→ **SUPPLIED DATA**
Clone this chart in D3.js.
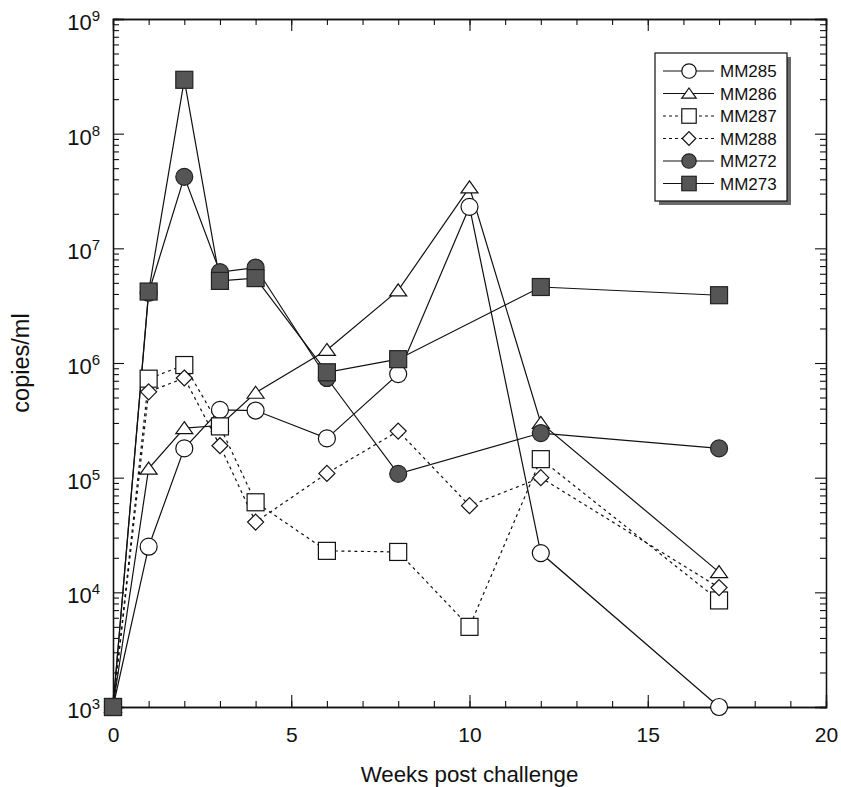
<!DOCTYPE html>
<html>
<head>
<meta charset="utf-8">
<script src="https://cdn.jsdelivr.net/npm/d3@7"></script>
<style>
  body { margin: 0; background: #fff; }
  text { font-family: "Liberation Sans", Arial, Helvetica, sans-serif; fill: #111; }
</style>
</head>
<body>
<div id="chart"></div>
<script>
// weeks sampled
let weeksA = [0, 1, 2, 3, 4, 6, 8, 10, 12, 17];
let weeksB = [0, 1, 2, 3, 4, 6, 8, 12, 17];

// copies/ml
let mm285 = [1e3, 2.5e4, 1.8e5, 3.9e5, 3.85e5, 2.2e5, 8.0e5, 2.3e7, 2.2e4, 1e3];
let mm286 = [1e3, 1.2e5, 2.7e5, 2.85e5, 5.5e5, 1.3e6, 4.3e6, 3.4e7, 3.0e5, 1.5e4];
let mm287 = [1e3, 7.3e5, 9.6e5, 2.8e5, 6.1e4, 2.3e4, 2.25e4, 5.0e3, 1.45e5, 8.5e3];
let mm288 = [1e3, 5.6e5, 7.4e5, 1.9e5, 4.1e4, 1.09e5, 2.55e5, 5.7e4, 1.0e5, 1.1e4];
let mm272 = [1e3, 4.1e6, 4.2e7, 6.2e6, 6.8e6, 7.4e5, 1.08e5, 2.45e5, 1.8e5];
let mm273 = [1e3, 4.2e6, 2.95e8, 5.2e6, 5.5e6, 8.3e5, 1.08e6, 4.6e6, 3.9e6];

let xTicks = [0, 5, 10, 15, 20];
let yDecades = [3, 4, 5, 6, 7, 8, 9];

let series = [
    {name: "MM285", weeks: weeksA, values: mm285, symbol: "circle", filled: false, dotted: false},
    {name: "MM286", weeks: weeksA, values: mm286, symbol: "triangle", filled: false, dotted: false},
    {name: "MM287", weeks: weeksA, values: mm287, symbol: "square", filled: false, dotted: true},
    {name: "MM288", weeks: weeksA, values: mm288, symbol: "diamond", filled: false, dotted: true},
    {name: "MM272", weeks: weeksB, values: mm272, symbol: "circle", filled: true, dotted: false},
    {name: "MM273", weeks: weeksB, values: mm273, symbol: "square", filled: true, dotted: false}
];

let width = 841, height = 787;
let plotL = 113, plotR = 826, plotT = 19, plotB = 707;

let svg = d3.select("#chart").append("svg")
    .attr("width", width)
    .attr("height", height);

let x = d3.scaleLinear().domain([0, 20]).range([plotL, plotR]);
let y = d3.scaleLog().domain([1e3, 1e9]).range([plotB, plotT]);

// minor values
let xMinor = d3.range(0, 21);
let yMinor = [];
for (let e = 3; e < 9; e++) {
    for (let m = 2; m <= 9; m++) yMinor.push(m * Math.pow(10, e));
}
let yMajor = yDecades.map(e => Math.pow(10, e));

function styleAxis(g) {
    g.select(".domain").attr("stroke", "#111").attr("stroke-width", 1.3);
    g.selectAll(".tick line").attr("stroke", "#111").attr("stroke-width", 1.1);
}

// bottom axis
svg.append("g").attr("transform", "translate(0," + plotB + ")")
    .call(d3.axisBottom(x).tickValues(xMinor).tickSize(-6).tickFormat(""))
    .call(styleAxis);
svg.append("g").attr("transform", "translate(0," + plotB + ")")
    .call(d3.axisBottom(x).tickValues(xTicks).tickSize(-12).tickPadding(20).tickFormat(d3.format("d")))
    .call(styleAxis)
    .call(g => g.selectAll(".tick text").attr("font-size", 21).attr("font-family", "Liberation Sans, Arial, sans-serif").attr("fill", "#111"));

// top axis (mirror, no labels)
svg.append("g").attr("transform", "translate(0," + plotT + ")")
    .call(d3.axisTop(x).tickValues(xMinor).tickSize(-6).tickFormat(""))
    .call(styleAxis);
svg.append("g").attr("transform", "translate(0," + plotT + ")")
    .call(d3.axisTop(x).tickValues(xTicks).tickSize(-12).tickFormat(""))
    .call(styleAxis);

// left axis
svg.append("g").attr("transform", "translate(" + plotL + ",0)")
    .call(d3.axisLeft(y).tickValues(yMinor).tickSize(-6).tickFormat(""))
    .call(styleAxis);
svg.append("g").attr("transform", "translate(" + plotL + ",0)")
    .call(d3.axisLeft(y).tickValues(yMajor).tickSize(-11).tickFormat(""))
    .call(styleAxis);

// right axis
svg.append("g").attr("transform", "translate(" + plotR + ",0)")
    .call(d3.axisRight(y).tickValues(yMinor).tickSize(-6).tickFormat(""))
    .call(styleAxis);
svg.append("g").attr("transform", "translate(" + plotR + ",0)")
    .call(d3.axisRight(y).tickValues(yMajor).tickSize(-11).tickFormat(""))
    .call(styleAxis);

// y tick labels as 10 with superscript exponent
let ylab = svg.selectAll(".ylab")
    .data(yDecades)
    .join("text")
    .attr("class", "ylab")
    .attr("x", plotL - 13)
    .attr("y", d => y(Math.pow(10, d)) + 11)
    .attr("text-anchor", "end")
    .attr("font-size", 22)
    .text("10");
ylab.append("tspan")
    .attr("dy", -9)
    .attr("font-size", 15)
    .text(d => d);

// axis titles
svg.append("text")
    .attr("x", (plotL + plotR) / 2)
    .attr("y", 782)
    .attr("text-anchor", "middle")
    .attr("font-size", 22.3)
    .text("Weeks post challenge");

svg.append("text")
    .attr("transform", "translate(29," + ((plotT + plotB) / 2) + ") rotate(-90)")
    .attr("text-anchor", "middle")
    .attr("font-size", 23.5)
    .text("copies/ml");

// marker drawing
function drawMarker(g, symbol, filled, s) {
    let fill = filled ? "#555" : "#fff";
    let stroke = filled ? "#222" : "#111";
    if (symbol === "circle") {
        g.append("circle").attr("r", 8.5 * s);
    } else if (symbol === "square") {
        g.append("rect").attr("x", -8.5 * s).attr("y", -8.5 * s)
            .attr("width", 17 * s).attr("height", 17 * s);
    } else if (symbol === "triangle") {
        g.append("path").attr("d", "M0," + (-6.5 * s) + "L" + (8.5 * s) + "," + (5.5 * s) + "L" + (-8.5 * s) + "," + (5.5 * s) + "Z");
    } else if (symbol === "diamond") {
        g.append("path").attr("d", "M0," + (-8 * s) + "L" + (8 * s) + ",0L0," + (8 * s) + "L" + (-8 * s) + ",0Z");
    }
    g.selectAll("*").attr("fill", fill).attr("stroke", stroke).attr("stroke-width", 1.2);
}

let line = d3.line()
    .x(d => x(d.w))
    .y(d => y(d.v));

function points(s) {
    return s.weeks.map((w, i) => ({w: w, v: s.values[i]}));
}

// lines first
svg.selectAll(".series-line")
    .data(series)
    .join("path")
    .attr("class", "series-line")
    .attr("d", d => line(points(d)))
    .attr("fill", "none")
    .attr("stroke", "#111")
    .attr("stroke-width", 1.2)
    .attr("stroke-dasharray", d => d.dotted ? "3,3.5" : null);

// then markers
series.forEach(s => {
    points(s).forEach(p => {
        let g = svg.append("g").attr("transform", "translate(" + x(p.w) + "," + y(p.v) + ")");
        drawMarker(g, s.symbol, s.filled, 1);
    });
});

// legend
let lx = 655, ly = 53, lw = 132, lh = 148;
svg.append("rect")
    .attr("x", lx + 4).attr("y", ly + 4)
    .attr("width", lw).attr("height", lh)
    .attr("fill", "#6a6a6a");
svg.append("rect")
    .attr("x", lx).attr("y", ly)
    .attr("width", lw).attr("height", lh)
    .attr("fill", "#fff")
    .attr("stroke", "#111")
    .attr("stroke-width", 1.2);

let legend = svg.selectAll(".legend-item")
    .data(series)
    .join("g")
    .attr("class", "legend-item")
    .attr("transform", (d, i) => "translate(0," + (71 + i * 22.5) + ")");
legend.append("line")
    .attr("x1", 663).attr("x2", 714)
    .attr("stroke", "#111")
    .attr("stroke-width", 1.2)
    .attr("stroke-dasharray", d => d.dotted ? "3,3" : null);
legend.each(function(d) {
    let g = d3.select(this).append("g").attr("transform", "translate(689,0)");
    drawMarker(g, d.symbol, d.filled, 0.85);
});
legend.append("text")
    .attr("x", 720)
    .attr("y", 6)
    .attr("font-size", 17)
    .text(d => d.name);
</script>
</body>
</html>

→ **DESCRIPTION OF THE TASK**
Write out again exactly the lines from the start of the data above through the line containing "let y = d3.scaleLog().domain([1e3, 1e9]).range([plotB, plotT]);", inclusive, excluding any pictures.

→ **EXPECTED OUTPUT**
Clone this chart in D3.js.
<!DOCTYPE html>
<html>
<head>
<meta charset="utf-8">
<script src="https://cdn.jsdelivr.net/npm/d3@7"></script>
<style>
  body { margin: 0; background: #fff; }
  text { font-family: "Liberation Sans", Arial, Helvetica, sans-serif; fill: #111; }
</style>
</head>
<body>
<div id="chart"></div>
<script>
// weeks sampled
let weeksA = [0, 1, 2, 3, 4, 6, 8, 10, 12, 17];
let weeksB = [0, 1, 2, 3, 4, 6, 8, 12, 17];

// copies/ml
let mm285 = [1e3, 2.5e4, 1.8e5, 3.9e5, 3.85e5, 2.2e5, 8.0e5, 2.3e7, 2.2e4, 1e3];
let mm286 = [1e3, 1.2e5, 2.7e5, 2.85e5, 5.5e5, 1.3e6, 4.3e6, 3.4e7, 3.0e5, 1.5e4];
let mm287 = [1e3, 7.3e5, 9.6e5, 2.8e5, 6.1e4, 2.3e4, 2.25e4, 5.0e3, 1.45e5, 8.5e3];
let mm288 = [1e3, 5.6e5, 7.4e5, 1.9e5, 4.1e4, 1.09e5, 2.55e5, 5.7e4, 1.0e5, 1.1e4];
let mm272 = [1e3, 4.1e6, 4.2e7, 6.2e6, 6.8e6, 7.4e5, 1.08e5, 2.45e5, 1.8e5];
let mm273 = [1e3, 4.2e6, 2.95e8, 5.2e6, 5.5e6, 8.3e5, 1.08e6, 4.6e6, 3.9e6];

let xTicks = [0, 5, 10, 15, 20];
let yDecades = [3, 4, 5, 6, 7, 8, 9];

let series = [
    {name: "MM285", weeks: weeksA, values: mm285, symbol: "circle", filled: false, dotted: false},
    {name: "MM286", weeks: weeksA, values: mm286, symbol: "triangle", filled: false, dotted: false},
    {name: "MM287", weeks: weeksA, values: mm287, symbol: "square", filled: false, dotted: true},
    {name: "MM288", weeks: weeksA, values: mm288, symbol: "diamond", filled: false, dotted: true},
    {name: "MM272", weeks: weeksB, values: mm272, symbol: "circle", filled: true, dotted: false},
    {name: "MM273", weeks: weeksB, values: mm273, symbol: "square", filled: true, dotted: false}
];

let width = 841, height = 787;
let plotL = 113, plotR = 826, plotT = 19, plotB = 707;

let svg = d3.select("#chart").append("svg")
    .attr("width", width)
    .attr("height", height);

let x = d3.scaleLinear().domain([0, 20]).range([plotL, plotR]);
let y = d3.scaleLog().domain([1e3, 1e9]).range([plotB, plotT]);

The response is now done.